[Start]
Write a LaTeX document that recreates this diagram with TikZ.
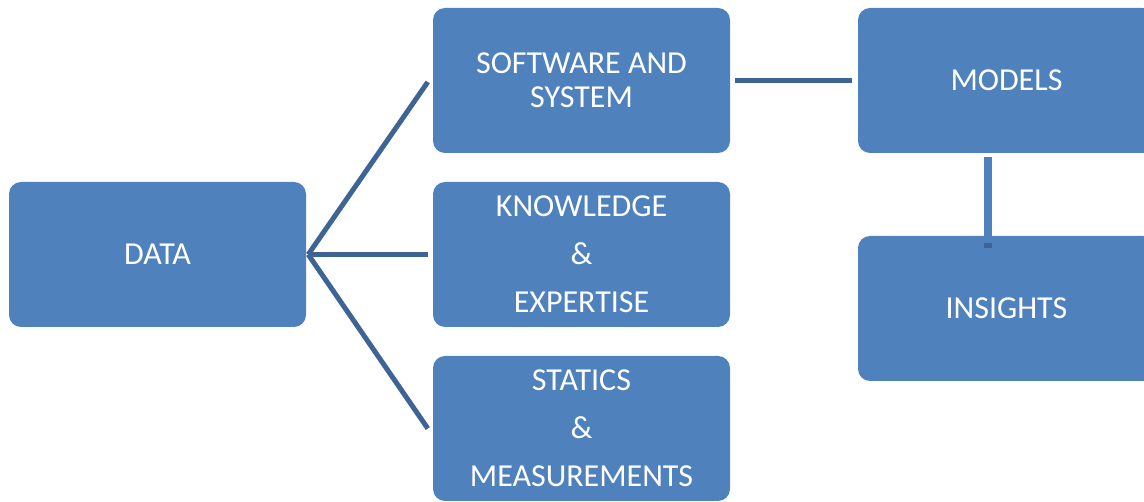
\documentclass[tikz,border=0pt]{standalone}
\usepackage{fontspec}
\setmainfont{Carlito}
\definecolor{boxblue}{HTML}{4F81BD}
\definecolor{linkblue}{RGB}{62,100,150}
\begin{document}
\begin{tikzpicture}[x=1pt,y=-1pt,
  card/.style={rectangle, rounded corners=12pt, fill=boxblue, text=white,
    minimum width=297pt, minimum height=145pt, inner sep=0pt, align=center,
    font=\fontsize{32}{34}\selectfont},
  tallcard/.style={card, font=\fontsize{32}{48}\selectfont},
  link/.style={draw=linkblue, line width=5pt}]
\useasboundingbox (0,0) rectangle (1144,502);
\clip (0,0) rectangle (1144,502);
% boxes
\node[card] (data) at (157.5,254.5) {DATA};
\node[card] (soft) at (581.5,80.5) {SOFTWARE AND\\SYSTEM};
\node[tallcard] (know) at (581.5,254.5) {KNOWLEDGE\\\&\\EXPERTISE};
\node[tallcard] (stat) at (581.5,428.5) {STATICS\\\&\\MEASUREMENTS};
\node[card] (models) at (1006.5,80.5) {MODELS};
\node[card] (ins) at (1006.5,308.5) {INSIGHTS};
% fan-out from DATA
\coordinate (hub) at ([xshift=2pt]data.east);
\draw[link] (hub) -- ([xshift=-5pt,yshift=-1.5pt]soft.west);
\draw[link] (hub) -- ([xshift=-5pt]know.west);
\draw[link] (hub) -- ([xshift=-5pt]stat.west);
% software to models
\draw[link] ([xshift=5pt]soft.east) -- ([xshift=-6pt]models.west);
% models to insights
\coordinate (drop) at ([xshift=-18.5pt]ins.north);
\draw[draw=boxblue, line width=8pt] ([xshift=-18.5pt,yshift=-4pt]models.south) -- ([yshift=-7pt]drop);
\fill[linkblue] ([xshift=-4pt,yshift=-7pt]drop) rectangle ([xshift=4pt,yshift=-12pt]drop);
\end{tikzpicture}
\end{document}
[End]
EXERCISE DIRECTIONS => Your task is to repeat the material above exactly, without its pictures.

THE REPLY =>
Write a LaTeX document that recreates this diagram with TikZ.
\documentclass[tikz,border=0pt]{standalone}
\usepackage{fontspec}
\setmainfont{Carlito}
\definecolor{boxblue}{HTML}{4F81BD}
\definecolor{linkblue}{RGB}{62,100,150}
\begin{document}
\begin{tikzpicture}[x=1pt,y=-1pt,
  card/.style={rectangle, rounded corners=12pt, fill=boxblue, text=white,
    minimum width=297pt, minimum height=145pt, inner sep=0pt, align=center,
    font=\fontsize{32}{34}\selectfont},
  tallcard/.style={card, font=\fontsize{32}{48}\selectfont},
  link/.style={draw=linkblue, line width=5pt}]
\useasboundingbox (0,0) rectangle (1144,502);
\clip (0,0) rectangle (1144,502);
% boxes
\node[card] (data) at (157.5,254.5) {DATA};
\node[card] (soft) at (581.5,80.5) {SOFTWARE AND\\SYSTEM};
\node[tallcard] (know) at (581.5,254.5) {KNOWLEDGE\\\&\\EXPERTISE};
\node[tallcard] (stat) at (581.5,428.5) {STATICS\\\&\\MEASUREMENTS};
\node[card] (models) at (1006.5,80.5) {MODELS};
\node[card] (ins) at (1006.5,308.5) {INSIGHTS};
% fan-out from DATA
\coordinate (hub) at ([xshift=2pt]data.east);
\draw[link] (hub) -- ([xshift=-5pt,yshift=-1.5pt]soft.west);
\draw[link] (hub) -- ([xshift=-5pt]know.west);
\draw[link] (hub) -- ([xshift=-5pt]stat.west);
% software to models
\draw[link] ([xshift=5pt]soft.east) -- ([xshift=-6pt]models.west);
% models to insights
\coordinate (drop) at ([xshift=-18.5pt]ins.north);
\draw[draw=boxblue, line width=8pt] ([xshift=-18.5pt,yshift=-4pt]models.south) -- ([yshift=-7pt]drop);
\fill[linkblue] ([xshift=-4pt,yshift=-7pt]drop) rectangle ([xshift=4pt,yshift=-12pt]drop);
\end{tikzpicture}
\end{document}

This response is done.